Keynote Speakers

Joshua Whitehead Wednesday, May 19, 10:45am – 12:00pm CST

Joshua Whitehead (he/him) is a Two-Spirit, Oji-nêhiyaw member of Peguis First Nation (Treaty 1) and an award-winning author, activist, and scholar. He is currently a PhD candidate, lecturer, and Killam scholar at the University of Calgary, where he studies Indigenous literatures and cultures with a focus on gender and sexuality. His dissertation, tentatively titled “Feral Fatalisms,” is a hybrid narrative of theory, essay, and non-fiction that interrogates the role of “ferality” inherent within Indigenous ways of being (with a strong focus on nêhiyawewin).
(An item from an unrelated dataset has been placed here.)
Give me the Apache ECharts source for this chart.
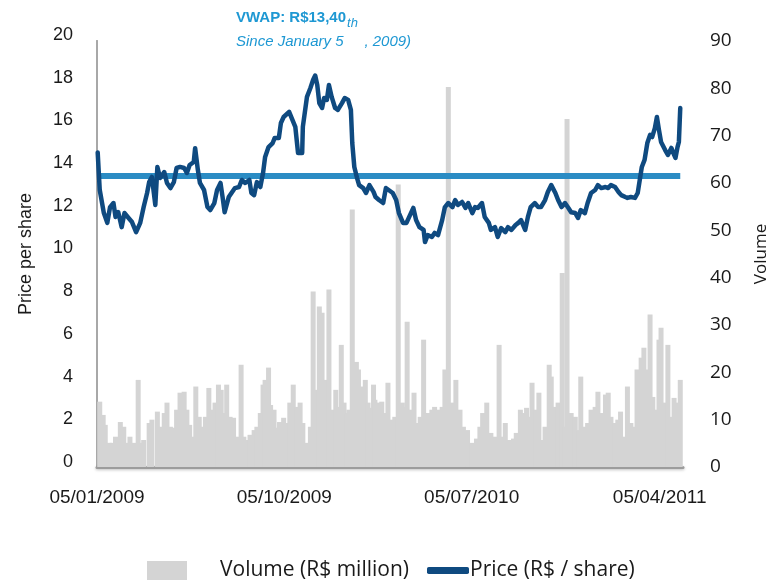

Whitehead is the author of full-metal indigiqueer (Talonbooks, 2017), which was shortlisted for an inaugural Indigenous Voices Award and the Stephan G. Stephansson Award for Poetry. He is also the author of Jonny Appleseed (Arsenal Pulp Press, 2018), which was longlisted for the Giller Prize; shortlisted for an Indigenous Voices Award, the Governor General’s Literary Award, the Amazon Canada First Novel Award, and the Carol Shields Winnipeg Book Award; and won the Lambda Literary Award for Gay Fiction, the Georges Bugnet Award for Fiction, and CBC’s Canada Reads 2021.

Whitehead is currently working on a third manuscript titled Making Love with the Land to be published with Knopf Canada, which explores the intersections of Indigeneity, queerness, and, most prominently, mental health through a nêhiyaw lens. Currently, Whitehead is premiering his newly edited anthology Love after the End: An Anthology of Two-Spirit and Indigiqueer Speculative Fiction. You can find his work published widely in such venues as Prairie Fire, CV2, EVENT, Arc Poetry Magazine, The Fiddlehead, Grain, CNQ, Write, and Red Rising Magazine.
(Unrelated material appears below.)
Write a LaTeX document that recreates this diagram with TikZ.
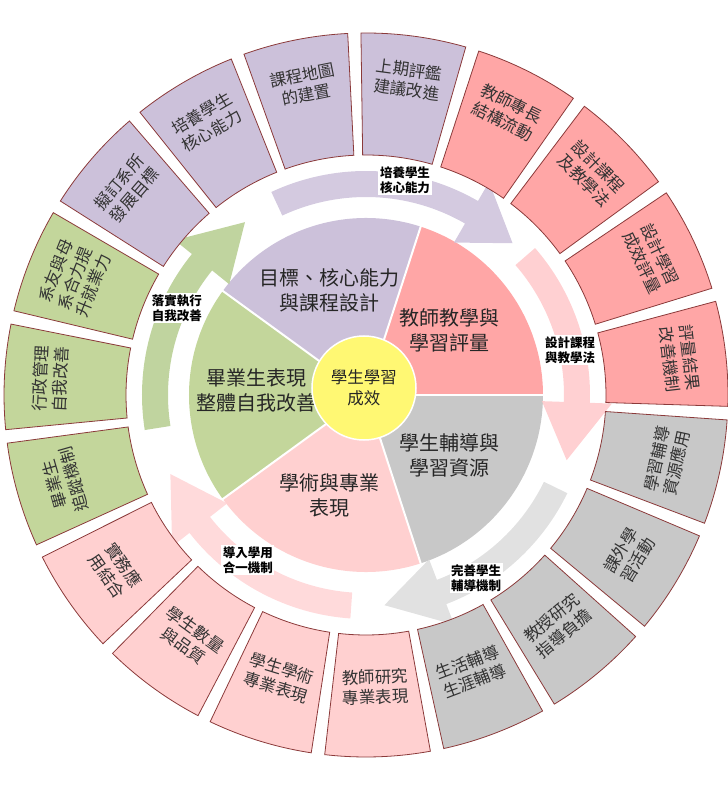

https://www.joshuawhitehead.ca


 

Waneek Horn-Miller Thursday, May 20, 9:30-10:30am CST

The journey of Waneek Horn-Miller does not begin and end with being an Olympic water polo athlete. A Mohawk from the Kahnawake Mohawk Territory near Montreal, Waneek was behind the lines during the Oka Crisis in 1990 when a Canadian soldier stabbed her with a bayonet. It was a near-death experience that marked a turning point in her life. Waneek has overcome discrimination and violence to emerge as one of North America’s most inspiring female Indigenous speakers, facilitators, and advocates with a compelling perspective and dynamic stories to share.

Her presentations aim at bridging the gap and repairing relationships between Indigenous and non-Indigenous peoples. While she recently stepped down from her role for the MMIWG Inquiry to focus on her family, she supports the goal of the Inquiry and advocates on Indigenous issues in other ways to help build healthy and prosperous communities.

Waneek is an advocate for building Indigenous sport and has worked with the Assembly of First Nations to develop their sport, fitness, and health strategy. Drawing on her experiences as the former co-captain of Canada’s Olympic women’s water polo team, Waneek shares her story and teaches how to build self-esteem through a balance of education and sport. Waneek travels extensively from border to border, speaking to Indigenous and non-Indigenous audiences on reconciliation, sport, and why we all must strive for our dreams.


 

Tonia Jo Hall & Joel Wood Friday, May 21, 9:30-10:30am CST

Tonia Jo Hall (Lakota/Hidatsa, Fort Yates, ND, US) is a comedian most notably known for her comedic character, Auntie Beachress. Joel Wood (Cree, Maskwacîs, AB, CA) is a member of the nine-time Grammy-nominated powwow drum group Northern Cree. Joel will share about his travels across powwow country and beyond. “Our goal is to bring healing through laughter, prayer, and song.”